House And Senate Leaders Back Amendment Requiring That Lawmakers Live In Their Districts
Back in 2013 SAB was the first to report that multiple lawmakers were no longer living in their legislative districts despite having represented those districts in the 2013 session, and continuing to represent them in interim proceedings.
Among them was Rep. Curtiss Kruen (R-Grand Forks) and Rep. Nancy Johnson (R-Dickinson), neither of whom ran for re-election in 2014. Also among them was Rep. Corey Mock, who is currently serving as Assistant Minority Leader in the State House. Interestingly, Mock’s wife ran for and was elected to the Grand Forks city council from a ward that isn’t in her husband’s district.
Currently state statute doesn’t allow for this sort of thing.
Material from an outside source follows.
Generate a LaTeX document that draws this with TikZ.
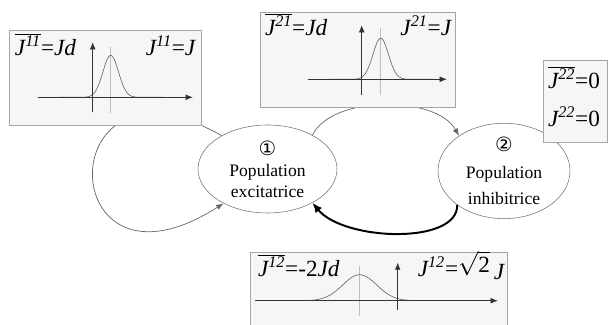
\documentclass[tikz,border=0pt]{standalone}
\usepackage{fontspec}
\setmainfont{Liberation Serif}
\newfontfamily\symfont{DejaVu Sans}
\usetikzlibrary{arrows.meta,positioning,shapes,shadows}

\newcommand{\Jsup}[1]{\textit{J\textsuperscript{#1}}}
\newcommand{\Jbar}[1]{$\overline{\hbox{\Jsup{#1}}}$}

\begin{document}
\begin{tikzpicture}[>=Latex, every node/.style={font=\fontsize{12.5}{15}\selectfont}]
\tikzstyle{pop}=[draw=black!55,ellipse,inner sep=0pt,align=center]
\tikzstyle{plotbox}=[draw=gray!70,fill=gray!7,inner sep=0pt,drop shadow={shadow xshift=0.7pt,shadow yshift=-0.7pt,fill=gray!85,opacity=1}]
\tikzstyle{lbl}=[font=\fontsize{16.5}{18}\selectfont,inner sep=0pt]
\tikzstyle{link}=[draw=gray!80!black,line width=0.5pt]
\tikzstyle{axis}=[->,>={Latex[length=5pt,width=4pt]},black!80]
\useasboundingbox (0,0) rectangle (15.2,8.125);

% populations
\node[pop,minimum width=3.475cm,minimum height=2.2cm] (e1) at (6.6875,3.9) {{\symfont\fontsize{14}{14}\selectfont ①}\\Population\\excitatrice};
\node[pop,minimum width=3.3cm,minimum height=2.2cm] (e2) at (12.6,3.85) {{\symfont\fontsize{14}{14}\selectfont ②}\\[4pt]Population\\[3.5pt]inhibitrice};

% couplings (the boxes are laid over them)
\draw[link,->] (e1.144) .. controls (1.2,7.2) and (1.3,0.3) .. (e1.218);
\draw[link,->] (e1.37) .. controls (8.3,5.75) and (10.9,5.75) .. (e2.142);
\draw[->,>={Latex[length=7pt,width=6pt]},line width=1.4pt] (e2.216) .. controls (11.45,2.0) and (8.6,2.1) .. (e1.323);

% J11
\node[plotbox,minimum width=4.8cm,minimum height=2.375cm] (b11) at (2.625,6.1875) {};
\begin{scope}[shift={(b11.south west)}]
\draw[gray!50] (2.55,0.3) -- (2.55,1.95);
\draw[gray!70!black,domain=-1.3:1.3,samples=80] plot ({2.55+\x},{0.7+1.05*exp(-((\x)^2)/0.075)});
\draw[axis] (0.725,0.7) -- (4.6,0.7);
\draw[axis] (2.1,0.325) -- (2.1,2.075);
\end{scope}
\node[lbl,below right=0.65cm and 0.15cm of b11.north west,anchor=base west] (l11) {\Jbar{11}=\textit{Jd}};
\node[lbl,below left=0.65cm and 0.12cm of b11.north east,anchor=base east] (r11) {\Jsup{11}=\textit{J}};

% J21
\node[plotbox,minimum width=4.875cm,minimum height=2.375cm] (b21) at (8.9375,6.6375) {};
\begin{scope}[shift={(b21.south west)}]
\draw[gray!50] (3.025,0.3) -- (3.025,1.975);
\draw[gray!70!black,domain=-1.3:1.3,samples=80] plot ({3.025+\x},{0.7+1.025*exp(-((\x)^2)/0.075)});
\draw[axis] (1.2,0.7) -- (4.675,0.7);
\draw[axis] (2.55,0.3) -- (2.55,2.05);
\end{scope}
\node[lbl,below right=0.6cm and 0.125cm of b21.north west,anchor=base west] (l21) {\Jbar{21}=\textit{Jd}};
\node[lbl,below left=0.6cm and 0.075cm of b21.north east,anchor=base east] (r21) {\Jsup{21}=\textit{J}};

% J22
\node[plotbox,minimum width=1.6cm,minimum height=2.05cm] (b22) at (14.375,5.6) {};
\node[lbl,below right=0.725cm and 0.125cm of b22.north west,anchor=base west] (l22) {\Jbar{22}=0};
\node[lbl,below right=1.675cm and 0.125cm of b22.north west,anchor=base west] (r22) {\Jsup{22}=0};

% J12
\node[plotbox,minimum width=6.425cm,minimum height=2.325cm] (b12) at (9.4625,0.6625) {};
\begin{scope}[shift={(b12.north west)}]
\draw[gray!50] (2.75,-0.35) -- (2.75,-1.6);
\draw[gray!70!black,domain=-2.4:2.4,samples=100] plot ({2.75+\x},{-1.225+0.65*exp(-((\x)^2)/0.361)});
\draw[axis] (0.125,-1.225) -- (6.2,-1.225);
\draw[axis] (3.7,-1.45) -- (3.7,-0.275);
\end{scope}
\node[lbl,below right=0.625cm and 0.2cm of b12.north west,anchor=base west] (l12) {\Jbar{12}=-2\textit{Jd}};
\node[lbl,below left=0.625cm and 0.05cm of b12.north east,anchor=base east] (r12) {\Jsup{12}=\raisebox{3pt}{$\sqrt{\hbox{2}}$}\,\raisebox{-2pt}{\textit{J}}};
\end{tikzpicture}
\end{document}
Section 44-02-01 of the North Dakota Century Code which states, “An office becomes vacant if the incumbent shall…Cease to be a resident of the state, district, county, or other political subdivision in which the duties of the office are to be discharged, or for which the person may have been elected.” But the state Supreme Court has ruled that the constitution controls the prerequisites for serving in the Legislature, and that statute cannot add requirements.
So, for now, Mock is able to serve in the Legislature ostensibly serving the people of District 42 even though he hasn’t lived in that district for some time.
But HCR4010 would change that. It amends Article IV, Section 5 of the state constitution from the current requirement, which is that lawmakers merely be residents of their districts on election day, to a requirement that they live in their districts in order to be eligible to serve in the legislature.
Here are the changes:
What is perhaps most interesting about the resolution is the sponsorship. The Majority and Minority leadership of both houses is backing it including Rep. Al Carlson and Senator Rich Wardner (Republicans), as well as Rep. Kenton Onstad and Senator Mac Schneider (Democrats).
It looks like the leaders in the legislature are looking to close this loophole in a bipartisan way.
Which seems appropriate. Some of these instances of lawmakers moving out of districts are more egregious than others (Rep. Johnson moved across the state to Fargo, Mock seems to have merely moved across town), why even bother to have legislative districts if we aren’t going to require that those who represent them actually, you know, live there?